Wednesday, August 12, 2015

We're not stupid, Stupid.

So: if you're poor and black, live in a blighted community, and happen to want your kids to get an excellent education in public school, you're pretty much fucked.

In many places, zoning makes it such that if you wanted to go to another school, you'd have to PAY for it, unless you get some sort of legal loophole like that featured in last week's "This American Life,"  in which a  school system in Normandy, Missouri loses it's accreditation, thereby activating legislation allowing students to attend other (much better) area schools, free of charge. You can see the transcript of the program here:

http://www.thisamericanlife.org/radio-archives/episode/562/transcript.

To be fair, there are some solutions to the fact that black and brown kids are getting educationally shafted. 

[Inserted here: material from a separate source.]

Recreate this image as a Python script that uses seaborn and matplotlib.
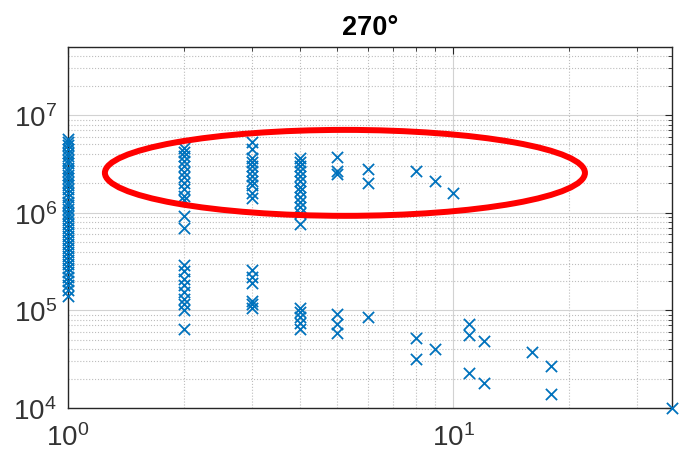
import numpy as np
import pandas as pd
import matplotlib
matplotlib.use("Agg")
import matplotlib.pyplot as plt
import seaborn as sns
from matplotlib.patches import Ellipse
from matplotlib.ticker import LogLocator, NullFormatter, LogFormatterMathtext

# ---- data ----
x1 = [5.7e6, 5.3e6, 4.9e6, 4.5e6, 4.1e6, 3.8e6, 3.5e6, 3.2e6, 2.9e6, 2.7e6,
      2.45e6, 2.25e6, 2.05e6, 1.9e6, 1.75e6, 1.6e6, 1.45e6, 1.3e6, 1.2e6, 1.1e6,
      1.0e6, 9.2e5, 8.4e5, 7.7e5, 7.0e5, 6.4e5, 5.8e5, 5.3e5, 4.8e5, 4.4e5,
      4.0e5, 3.6e5, 3.3e5, 3.0e5, 2.7e5, 2.45e5, 2.2e5, 2.0e5, 1.8e5, 1.6e5, 1.4e5]
x2 = [4.6e6, 4.2e6, 3.8e6, 3.4e6, 3.0e6, 2.6e6, 2.3e6, 2.0e6, 1.75e6, 1.5e6, 1.35e6,
      9.2e5, 7.0e5,
      2.9e5, 2.5e5, 2.1e5, 1.8e5, 1.55e5, 1.3e5, 1.15e5, 1.0e5, 6.5e4]
x3 = [5.3e6, 4.5e6, 3.6e6, 3.3e6, 3.0e6, 2.7e6, 2.4e6, 2.1e6, 1.9e6, 1.6e6, 1.4e6,
      2.6e5, 2.2e5, 1.9e5, 1.25e5, 1.15e5, 1.05e5]
x4 = [3.6e6, 3.3e6, 3.0e6, 2.7e6, 2.4e6, 2.1e6, 1.85e6, 1.65e6, 1.45e6, 1.3e6,
      1.15e6, 1.0e6, 7.6e5,
      1.05e5, 9.5e4, 8.5e4, 7.5e4, 6.5e4]
x5 = [3.7e6, 2.7e6, 2.5e6, 9.2e4, 7.2e4, 5.8e4]
x6 = [2.8e6, 2.0e6, 8.6e4]
x8 = [2.7e6, 5.2e4, 3.2e4]
x9 = [2.1e6, 4.0e4]
x10 = [1.6e6]
x11 = [7.2e4, 5.6e4, 2.3e4]
x12 = [4.8e4, 1.8e4]
x16 = [3.7e4]
x18 = [2.7e4, 1.4e4]
x37 = [1.0e4]

columns = {1: x1, 2: x2, 3: x3, 4: x4, 5: x5, 6: x6, 8: x8, 9: x9, 10: x10,
           11: x11, 12: x12, 16: x16, 18: x18, 37: x37}
title = "270°"

rows = [(k, v) for k, vals in columns.items() for v in vals]
df = pd.DataFrame(rows, columns=["x", "y"])

sns.set_theme(style="white")
plt.rcParams['font.family'] = ['Liberation Sans', 'DejaVu Sans']
plt.rcParams['mathtext.fontset'] = 'custom'
plt.rcParams['mathtext.rm'] = 'Liberation Sans'
plt.rcParams['mathtext.it'] = 'Liberation Sans'

fig = plt.figure(figsize=(6.8, 4.6), dpi=100)
ax = fig.add_axes([0.1, 0.111, 0.888, 0.785])

ax.set_xscale("log")
ax.set_yscale("log")
ax.set_xlim(1, 37)
ax.set_ylim(1e4, 5e7)

blue = (0.0, 0.447, 0.741)
sns.scatterplot(data=df, x="x", y="y", ax=ax, marker="x", color=blue,
                s=65, linewidth=1.3, clip_on=False, zorder=5, legend=False)

ax.xaxis.set_major_locator(LogLocator(base=10))
ax.yaxis.set_major_locator(LogLocator(base=10))
ax.xaxis.set_minor_locator(LogLocator(base=10, subs=np.arange(2, 10)))
ax.yaxis.set_minor_locator(LogLocator(base=10, subs=np.arange(2, 10)))
ax.xaxis.set_major_formatter(LogFormatterMathtext())
ax.yaxis.set_major_formatter(LogFormatterMathtext())
ax.xaxis.set_minor_formatter(NullFormatter())
ax.yaxis.set_minor_formatter(NullFormatter())

ax.grid(True, which="major", color="#d2d2d2", linestyle="-", linewidth=0.8)
ax.grid(True, which="minor", color="#bdbdbd", linestyle=":", linewidth=0.8)

ax.tick_params(which="both", direction="in", top=True, right=True,
               color="#262626")
ax.tick_params(which="major", length=5, width=0.8, labelsize=20,
               labelcolor="#333333", pad=8)
ax.tick_params(which="minor", length=3, width=0.6)
ax.tick_params(axis="x", which="major", pad=11)
for sp in ax.spines.values():
    sp.set_color("#262626")
    sp.set_linewidth(1.0)

ax.set_xlabel("")
ax.set_ylabel("")
ax.set_title(title, fontsize=19.5, fontweight="bold", color="#000000", pad=9)

ell = Ellipse((0.4586, 0.651), 0.795, 0.238, transform=ax.transAxes,
              fill=False, edgecolor="#ff0000", linewidth=4.3, zorder=10,
              clip_on=False)
ax.add_patch(ell)

fig.savefig("out.png", dpi=100)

Some indicate that what we really ought to do is encourage the voucher system, in which parents can lobby their local or state government for money that will be used to pay for private (or out of district) education. 

Others suggest what we ought to do is pad poorly performing schools with more money, the idea being that capital will in itself make schools that are fundamentally underperforming more able to "do better."

"This American Life" focused it's broadcast last and this week on integration as the key ingredient to solving the "achievement gap" that exists. They point to evidence that shows that  in schools that have a mix of different races, African-American and Latino students perform better. The question of WHY this is the case isn't really discussed in the "This American Life" piece, but, to their credit, it IS asked. 

In listening to opponents of the integration being forced upon Normandy, and the proponents of steps taken to integrate schools in Hartford, CT , I couldn't help but feel that for many, the failings of black and brown people in school are an indictment of black people themselves.   Black and brown schools are bad because black and brown people are bad. They  (black and brown people) are violent and vile. They don't posses work ethic and they have a ass backwards disposition toward work.

As a black man, it's this understated yet viscerally present characterization of the intrinsic nature of black and brown people that makes me wary and maybe even a little resentful of integration.  As the NPR piece points out, true integration "works" in the sense the achievement gap is reduced.  But I often feel that the assumption is that the REASON it works is because white folk, benevolent and pure, tame the savages into academic mediocrity (a real improvement from academic shittyness!). In doing so, they get to "learn about other cultures" too! 

Even white liberals, allies as they are sometimes called, too often get caught up in a rhetoric that denigrates black thought and experience. Look at the criticism of the the way in which the Black Lives Matter campaign have interrupted campaign stops of Bernie Sanders. Lectures on how "proper" and "logical" discourse radiate on social media from white liberals everywhere. The implication is once again that black folks, intrinsically, aren't able to think. That our experiences are trifling. That our ideas are Neolithic.

Separate but equal doesn't work, but it's not because black and brown people are fundamentally fucking stupid. It's not because we don't have talented black and brown teachers. It's not because our kids are naturally inept.  Our struggles in school are linked primarily to the systemic oppression that we continue to endure at every turn. I could go more into that, but many more intelligent than I already have.


I'm all for integration, but it's not because I love white folk and need them to learn. It's because on a systemic level,  no one CARES about black children (or black people, for that matter). If black and brown children are in class with white people, and their future is tied to white people's future, then at least they'll have a chance. Dark skinned minorities don't need taming, they need opportunity.